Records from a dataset
— START —

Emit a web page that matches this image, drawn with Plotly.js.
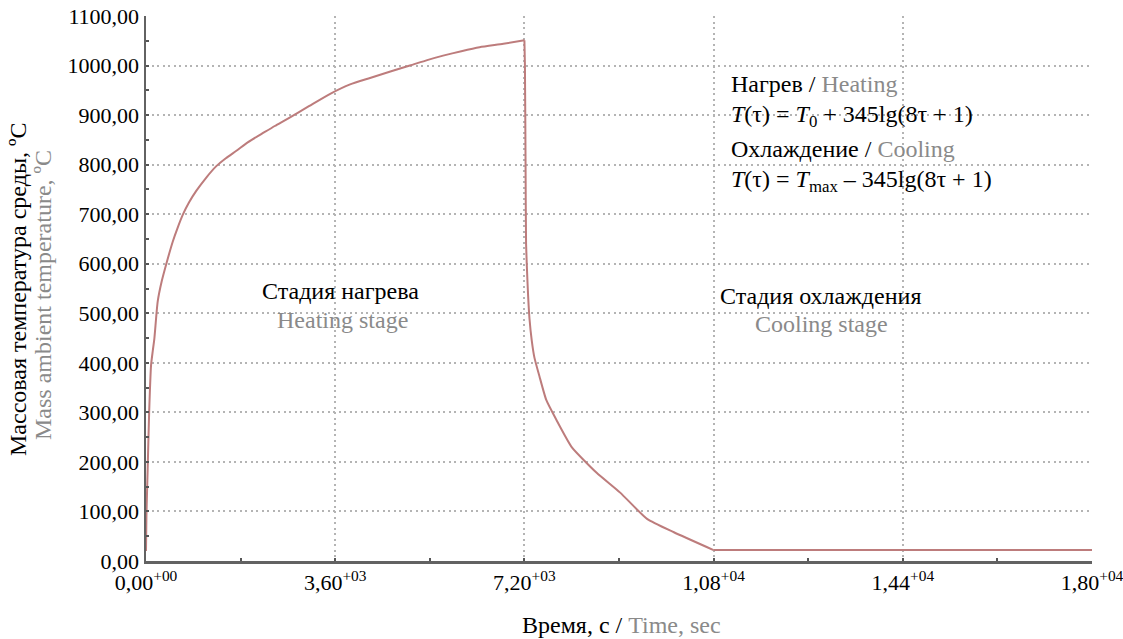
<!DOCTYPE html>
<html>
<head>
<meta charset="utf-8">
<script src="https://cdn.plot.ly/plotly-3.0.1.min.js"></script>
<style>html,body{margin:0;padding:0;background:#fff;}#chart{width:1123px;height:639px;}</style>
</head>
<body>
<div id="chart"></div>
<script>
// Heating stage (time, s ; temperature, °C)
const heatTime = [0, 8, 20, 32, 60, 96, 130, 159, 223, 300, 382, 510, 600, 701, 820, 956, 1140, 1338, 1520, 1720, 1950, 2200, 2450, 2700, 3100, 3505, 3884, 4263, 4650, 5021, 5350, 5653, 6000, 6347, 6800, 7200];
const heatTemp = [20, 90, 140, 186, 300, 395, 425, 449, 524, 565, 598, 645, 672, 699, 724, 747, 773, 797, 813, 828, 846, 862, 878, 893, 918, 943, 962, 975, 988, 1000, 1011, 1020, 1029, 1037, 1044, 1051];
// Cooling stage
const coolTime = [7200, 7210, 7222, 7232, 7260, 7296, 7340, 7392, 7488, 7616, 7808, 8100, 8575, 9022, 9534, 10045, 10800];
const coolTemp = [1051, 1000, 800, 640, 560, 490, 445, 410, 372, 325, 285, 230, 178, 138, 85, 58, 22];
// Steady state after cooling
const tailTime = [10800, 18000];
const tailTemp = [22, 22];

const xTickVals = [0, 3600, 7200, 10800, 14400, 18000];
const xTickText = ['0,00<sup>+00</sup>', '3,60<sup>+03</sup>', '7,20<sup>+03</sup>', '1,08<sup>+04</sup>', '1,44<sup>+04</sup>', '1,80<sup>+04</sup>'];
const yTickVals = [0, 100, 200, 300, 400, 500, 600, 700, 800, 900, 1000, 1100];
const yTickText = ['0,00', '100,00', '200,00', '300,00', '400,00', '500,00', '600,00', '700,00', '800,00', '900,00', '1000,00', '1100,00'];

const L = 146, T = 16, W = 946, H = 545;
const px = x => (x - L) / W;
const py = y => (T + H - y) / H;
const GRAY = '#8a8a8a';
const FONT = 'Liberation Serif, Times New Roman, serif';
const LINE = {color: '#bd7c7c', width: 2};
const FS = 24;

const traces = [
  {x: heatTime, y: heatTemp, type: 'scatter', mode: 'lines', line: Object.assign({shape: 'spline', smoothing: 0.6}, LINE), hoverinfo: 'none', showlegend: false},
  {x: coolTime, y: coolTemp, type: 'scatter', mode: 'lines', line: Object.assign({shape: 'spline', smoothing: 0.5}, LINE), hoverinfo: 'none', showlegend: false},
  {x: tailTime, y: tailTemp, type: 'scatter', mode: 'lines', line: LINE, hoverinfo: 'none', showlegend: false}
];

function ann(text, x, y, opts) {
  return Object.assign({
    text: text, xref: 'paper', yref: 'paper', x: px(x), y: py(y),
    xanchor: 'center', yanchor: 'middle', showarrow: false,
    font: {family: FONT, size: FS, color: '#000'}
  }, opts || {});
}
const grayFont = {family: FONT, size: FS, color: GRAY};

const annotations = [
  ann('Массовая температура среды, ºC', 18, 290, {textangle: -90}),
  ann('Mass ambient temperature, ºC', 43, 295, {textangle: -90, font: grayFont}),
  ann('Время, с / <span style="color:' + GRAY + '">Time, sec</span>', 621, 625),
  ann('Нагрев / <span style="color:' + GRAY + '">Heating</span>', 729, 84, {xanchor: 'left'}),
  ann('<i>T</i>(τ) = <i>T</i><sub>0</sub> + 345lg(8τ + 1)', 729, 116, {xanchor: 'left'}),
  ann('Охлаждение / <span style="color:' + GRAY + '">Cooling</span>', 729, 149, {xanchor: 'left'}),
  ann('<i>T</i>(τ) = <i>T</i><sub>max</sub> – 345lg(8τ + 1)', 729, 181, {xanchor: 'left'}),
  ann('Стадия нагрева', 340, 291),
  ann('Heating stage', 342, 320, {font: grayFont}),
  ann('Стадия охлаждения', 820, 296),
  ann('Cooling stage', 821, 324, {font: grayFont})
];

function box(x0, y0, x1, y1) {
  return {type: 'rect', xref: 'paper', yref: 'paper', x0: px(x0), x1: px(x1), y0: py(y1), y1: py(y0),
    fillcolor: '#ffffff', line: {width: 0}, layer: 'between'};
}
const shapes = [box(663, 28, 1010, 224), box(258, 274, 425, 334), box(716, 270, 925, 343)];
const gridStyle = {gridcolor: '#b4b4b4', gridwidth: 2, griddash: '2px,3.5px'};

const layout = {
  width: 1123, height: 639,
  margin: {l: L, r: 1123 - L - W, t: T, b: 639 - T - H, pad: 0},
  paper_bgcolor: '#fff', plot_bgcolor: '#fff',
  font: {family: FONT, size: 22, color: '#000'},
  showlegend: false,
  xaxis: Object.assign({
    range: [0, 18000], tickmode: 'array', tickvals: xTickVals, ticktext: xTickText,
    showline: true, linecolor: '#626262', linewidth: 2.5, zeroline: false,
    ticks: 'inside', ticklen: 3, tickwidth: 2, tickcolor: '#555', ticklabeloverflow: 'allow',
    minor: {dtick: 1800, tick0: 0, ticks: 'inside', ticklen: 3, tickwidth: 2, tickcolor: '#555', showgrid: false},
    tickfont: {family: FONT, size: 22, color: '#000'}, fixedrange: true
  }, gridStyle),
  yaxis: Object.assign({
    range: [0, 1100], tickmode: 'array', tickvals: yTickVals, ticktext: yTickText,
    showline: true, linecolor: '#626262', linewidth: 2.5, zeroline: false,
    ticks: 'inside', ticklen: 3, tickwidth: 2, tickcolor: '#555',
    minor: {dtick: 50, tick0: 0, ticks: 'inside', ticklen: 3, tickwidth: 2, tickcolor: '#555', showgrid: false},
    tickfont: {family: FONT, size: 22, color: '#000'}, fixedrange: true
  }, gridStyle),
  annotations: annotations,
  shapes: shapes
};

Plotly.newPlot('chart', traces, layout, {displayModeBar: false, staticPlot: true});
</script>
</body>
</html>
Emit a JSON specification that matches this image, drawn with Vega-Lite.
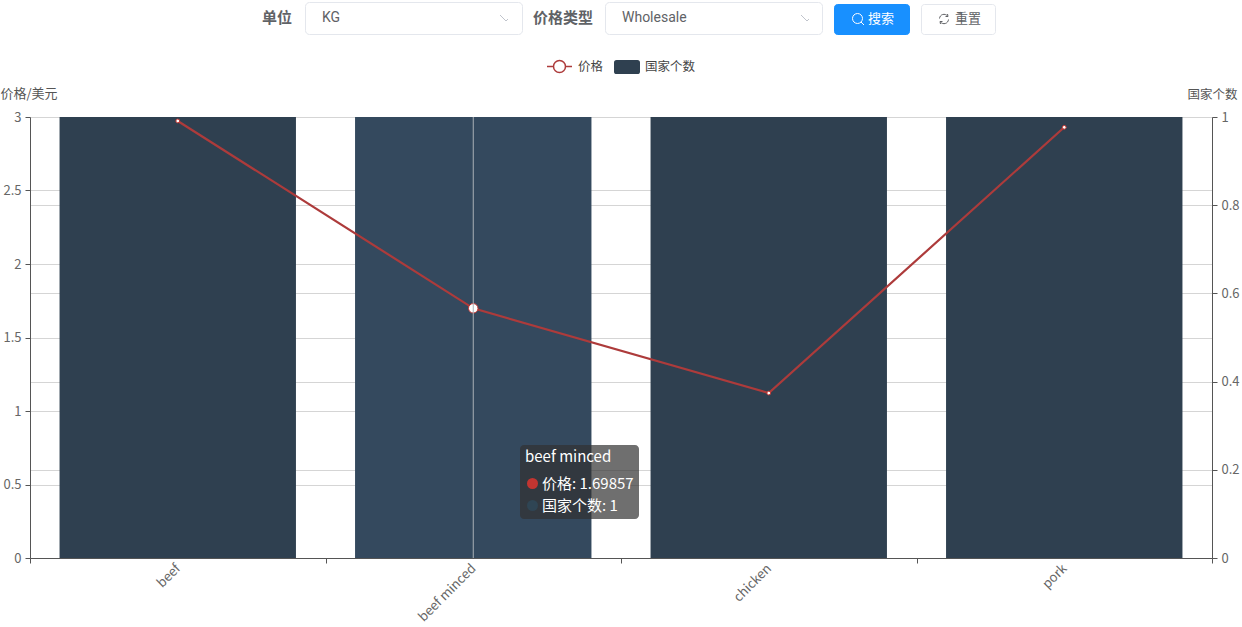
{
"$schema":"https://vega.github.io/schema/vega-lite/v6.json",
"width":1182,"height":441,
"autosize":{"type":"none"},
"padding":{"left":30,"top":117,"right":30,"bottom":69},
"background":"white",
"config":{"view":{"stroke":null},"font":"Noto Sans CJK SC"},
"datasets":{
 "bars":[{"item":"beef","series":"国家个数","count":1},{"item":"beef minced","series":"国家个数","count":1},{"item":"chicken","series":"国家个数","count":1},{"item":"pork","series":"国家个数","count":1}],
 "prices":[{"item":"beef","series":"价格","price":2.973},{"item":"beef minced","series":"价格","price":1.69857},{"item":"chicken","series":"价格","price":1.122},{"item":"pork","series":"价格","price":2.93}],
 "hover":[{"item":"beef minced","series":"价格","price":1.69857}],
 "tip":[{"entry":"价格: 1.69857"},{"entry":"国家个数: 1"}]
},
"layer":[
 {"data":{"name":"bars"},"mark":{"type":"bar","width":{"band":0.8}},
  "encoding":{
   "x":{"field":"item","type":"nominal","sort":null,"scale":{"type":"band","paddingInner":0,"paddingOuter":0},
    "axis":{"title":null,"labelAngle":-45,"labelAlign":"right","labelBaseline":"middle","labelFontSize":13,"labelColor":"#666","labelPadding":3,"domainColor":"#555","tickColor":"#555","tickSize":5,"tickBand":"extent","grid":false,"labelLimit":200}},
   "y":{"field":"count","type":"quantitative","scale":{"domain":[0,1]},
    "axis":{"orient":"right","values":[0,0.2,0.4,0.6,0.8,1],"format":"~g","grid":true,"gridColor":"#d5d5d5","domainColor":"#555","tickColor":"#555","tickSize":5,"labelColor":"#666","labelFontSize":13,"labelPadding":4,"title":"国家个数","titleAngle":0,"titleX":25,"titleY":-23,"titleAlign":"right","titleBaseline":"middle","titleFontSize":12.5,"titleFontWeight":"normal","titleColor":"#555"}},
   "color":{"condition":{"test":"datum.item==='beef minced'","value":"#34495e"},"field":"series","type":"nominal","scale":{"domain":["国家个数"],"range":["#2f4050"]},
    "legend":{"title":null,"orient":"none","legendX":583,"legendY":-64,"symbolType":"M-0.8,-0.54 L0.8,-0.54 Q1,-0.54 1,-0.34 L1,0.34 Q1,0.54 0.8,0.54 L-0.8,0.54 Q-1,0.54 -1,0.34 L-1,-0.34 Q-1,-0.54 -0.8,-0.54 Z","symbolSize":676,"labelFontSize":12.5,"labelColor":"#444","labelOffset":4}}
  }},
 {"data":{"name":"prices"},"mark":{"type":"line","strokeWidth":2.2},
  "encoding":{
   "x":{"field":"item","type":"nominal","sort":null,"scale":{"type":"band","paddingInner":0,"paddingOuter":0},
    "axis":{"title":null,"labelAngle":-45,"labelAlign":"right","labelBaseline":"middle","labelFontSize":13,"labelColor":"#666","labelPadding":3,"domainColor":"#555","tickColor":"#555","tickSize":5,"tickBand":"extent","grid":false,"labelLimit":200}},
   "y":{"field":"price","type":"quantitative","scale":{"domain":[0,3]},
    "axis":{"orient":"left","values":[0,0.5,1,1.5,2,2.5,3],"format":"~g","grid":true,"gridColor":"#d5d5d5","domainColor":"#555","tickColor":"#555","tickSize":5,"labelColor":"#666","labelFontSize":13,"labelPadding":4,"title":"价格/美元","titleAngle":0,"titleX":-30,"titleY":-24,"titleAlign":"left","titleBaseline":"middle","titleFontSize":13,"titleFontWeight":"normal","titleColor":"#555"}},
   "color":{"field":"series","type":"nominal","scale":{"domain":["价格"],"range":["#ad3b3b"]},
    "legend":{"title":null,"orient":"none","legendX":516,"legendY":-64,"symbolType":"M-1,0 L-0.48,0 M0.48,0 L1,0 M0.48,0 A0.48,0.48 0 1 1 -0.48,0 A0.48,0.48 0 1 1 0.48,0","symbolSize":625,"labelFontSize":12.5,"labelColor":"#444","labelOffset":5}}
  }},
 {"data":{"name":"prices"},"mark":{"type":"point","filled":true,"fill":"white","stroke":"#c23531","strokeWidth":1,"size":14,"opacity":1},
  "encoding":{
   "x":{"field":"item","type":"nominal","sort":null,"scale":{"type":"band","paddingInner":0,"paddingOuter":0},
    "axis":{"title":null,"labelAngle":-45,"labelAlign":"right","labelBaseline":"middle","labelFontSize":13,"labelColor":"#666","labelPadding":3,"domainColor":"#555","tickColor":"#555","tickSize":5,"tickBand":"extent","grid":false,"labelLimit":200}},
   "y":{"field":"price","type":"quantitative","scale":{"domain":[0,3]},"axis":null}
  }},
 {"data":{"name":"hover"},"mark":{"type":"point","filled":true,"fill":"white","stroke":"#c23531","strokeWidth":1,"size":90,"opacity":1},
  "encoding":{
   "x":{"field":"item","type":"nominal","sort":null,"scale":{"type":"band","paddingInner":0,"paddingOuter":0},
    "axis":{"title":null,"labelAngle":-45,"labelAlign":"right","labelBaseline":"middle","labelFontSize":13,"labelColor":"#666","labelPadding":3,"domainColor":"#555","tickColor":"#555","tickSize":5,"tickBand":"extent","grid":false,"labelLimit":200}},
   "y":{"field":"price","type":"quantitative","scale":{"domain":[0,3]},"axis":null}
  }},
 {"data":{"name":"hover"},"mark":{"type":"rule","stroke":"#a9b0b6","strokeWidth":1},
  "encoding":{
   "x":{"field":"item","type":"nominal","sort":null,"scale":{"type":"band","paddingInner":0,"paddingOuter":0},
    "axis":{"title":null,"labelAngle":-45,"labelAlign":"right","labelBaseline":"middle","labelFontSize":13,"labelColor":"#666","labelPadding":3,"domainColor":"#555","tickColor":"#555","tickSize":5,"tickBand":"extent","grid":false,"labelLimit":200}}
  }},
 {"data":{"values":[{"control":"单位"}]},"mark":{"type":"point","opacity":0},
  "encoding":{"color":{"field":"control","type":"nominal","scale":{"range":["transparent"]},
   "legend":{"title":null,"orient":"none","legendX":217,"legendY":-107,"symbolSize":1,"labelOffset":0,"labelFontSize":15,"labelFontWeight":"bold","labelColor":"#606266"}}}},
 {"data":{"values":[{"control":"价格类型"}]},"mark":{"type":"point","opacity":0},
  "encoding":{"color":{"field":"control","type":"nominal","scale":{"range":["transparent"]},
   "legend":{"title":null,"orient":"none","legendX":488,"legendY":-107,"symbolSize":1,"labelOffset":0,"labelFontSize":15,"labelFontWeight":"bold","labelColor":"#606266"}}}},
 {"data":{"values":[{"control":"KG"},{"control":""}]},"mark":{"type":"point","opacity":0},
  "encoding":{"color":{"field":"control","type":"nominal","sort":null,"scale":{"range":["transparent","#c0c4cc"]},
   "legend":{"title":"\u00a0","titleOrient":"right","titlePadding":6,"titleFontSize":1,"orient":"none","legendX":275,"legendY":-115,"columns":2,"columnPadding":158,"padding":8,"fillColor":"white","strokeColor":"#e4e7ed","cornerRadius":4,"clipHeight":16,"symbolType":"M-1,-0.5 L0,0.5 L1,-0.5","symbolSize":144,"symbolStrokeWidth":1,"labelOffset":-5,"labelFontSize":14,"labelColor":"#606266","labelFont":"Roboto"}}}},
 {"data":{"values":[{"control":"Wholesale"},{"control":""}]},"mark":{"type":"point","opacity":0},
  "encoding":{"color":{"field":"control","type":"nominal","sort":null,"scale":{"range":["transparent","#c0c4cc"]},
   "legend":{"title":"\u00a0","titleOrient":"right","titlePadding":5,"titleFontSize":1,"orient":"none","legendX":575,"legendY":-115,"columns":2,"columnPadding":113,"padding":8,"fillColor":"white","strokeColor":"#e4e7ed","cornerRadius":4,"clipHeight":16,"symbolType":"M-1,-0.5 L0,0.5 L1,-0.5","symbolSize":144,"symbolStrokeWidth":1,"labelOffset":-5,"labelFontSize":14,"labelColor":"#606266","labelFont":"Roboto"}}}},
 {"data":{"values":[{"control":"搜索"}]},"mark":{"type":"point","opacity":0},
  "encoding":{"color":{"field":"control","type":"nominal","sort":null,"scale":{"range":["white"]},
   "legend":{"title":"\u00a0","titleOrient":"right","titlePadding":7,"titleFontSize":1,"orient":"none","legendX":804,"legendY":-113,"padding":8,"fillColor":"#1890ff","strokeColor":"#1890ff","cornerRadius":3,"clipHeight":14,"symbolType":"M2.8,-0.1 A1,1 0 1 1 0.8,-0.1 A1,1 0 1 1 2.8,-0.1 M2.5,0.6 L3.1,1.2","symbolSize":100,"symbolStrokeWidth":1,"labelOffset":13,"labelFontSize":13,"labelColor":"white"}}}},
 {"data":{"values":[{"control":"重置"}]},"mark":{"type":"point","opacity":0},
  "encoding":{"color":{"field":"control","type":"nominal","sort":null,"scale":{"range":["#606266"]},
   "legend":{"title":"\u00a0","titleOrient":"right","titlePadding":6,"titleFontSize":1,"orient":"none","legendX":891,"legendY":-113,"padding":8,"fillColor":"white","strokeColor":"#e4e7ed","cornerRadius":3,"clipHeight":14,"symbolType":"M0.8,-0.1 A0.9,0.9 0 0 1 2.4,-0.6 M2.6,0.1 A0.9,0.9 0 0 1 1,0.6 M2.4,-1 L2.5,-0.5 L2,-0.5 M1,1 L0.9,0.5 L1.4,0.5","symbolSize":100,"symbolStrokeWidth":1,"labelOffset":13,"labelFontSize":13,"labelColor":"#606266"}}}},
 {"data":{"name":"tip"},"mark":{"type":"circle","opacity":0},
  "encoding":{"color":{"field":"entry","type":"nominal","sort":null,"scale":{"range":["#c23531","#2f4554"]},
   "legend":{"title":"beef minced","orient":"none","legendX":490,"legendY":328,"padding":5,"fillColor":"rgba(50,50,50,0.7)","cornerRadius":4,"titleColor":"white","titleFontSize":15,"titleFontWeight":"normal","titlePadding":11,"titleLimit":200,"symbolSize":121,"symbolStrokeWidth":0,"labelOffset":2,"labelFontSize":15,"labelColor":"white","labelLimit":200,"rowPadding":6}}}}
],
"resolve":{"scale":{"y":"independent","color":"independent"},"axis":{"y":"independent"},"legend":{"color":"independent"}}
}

— END —

Problem to solve:
Repeat, with no pictures, each line from the beginning of the data through the line containing "const tailTemp = [22, 22];", inclusive.

Final result:
Emit a web page that matches this image, drawn with Plotly.js.
<!DOCTYPE html>
<html>
<head>
<meta charset="utf-8">
<script src="https://cdn.plot.ly/plotly-3.0.1.min.js"></script>
<style>html,body{margin:0;padding:0;background:#fff;}#chart{width:1123px;height:639px;}</style>
</head>
<body>
<div id="chart"></div>
<script>
// Heating stage (time, s ; temperature, °C)
const heatTime = [0, 8, 20, 32, 60, 96, 130, 159, 223, 300, 382, 510, 600, 701, 820, 956, 1140, 1338, 1520, 1720, 1950, 2200, 2450, 2700, 3100, 3505, 3884, 4263, 4650, 5021, 5350, 5653, 6000, 6347, 6800, 7200];
const heatTemp = [20, 90, 140, 186, 300, 395, 425, 449, 524, 565, 598, 645, 672, 699, 724, 747, 773, 797, 813, 828, 846, 862, 878, 893, 918, 943, 962, 975, 988, 1000, 1011, 1020, 1029, 1037, 1044, 1051];
// Cooling stage
const coolTime = [7200, 7210, 7222, 7232, 7260, 7296, 7340, 7392, 7488, 7616, 7808, 8100, 8575, 9022, 9534, 10045, 10800];
const coolTemp = [1051, 1000, 800, 640, 560, 490, 445, 410, 372, 325, 285, 230, 178, 138, 85, 58, 22];
// Steady state after cooling
const tailTime = [10800, 18000];
const tailTemp = [22, 22];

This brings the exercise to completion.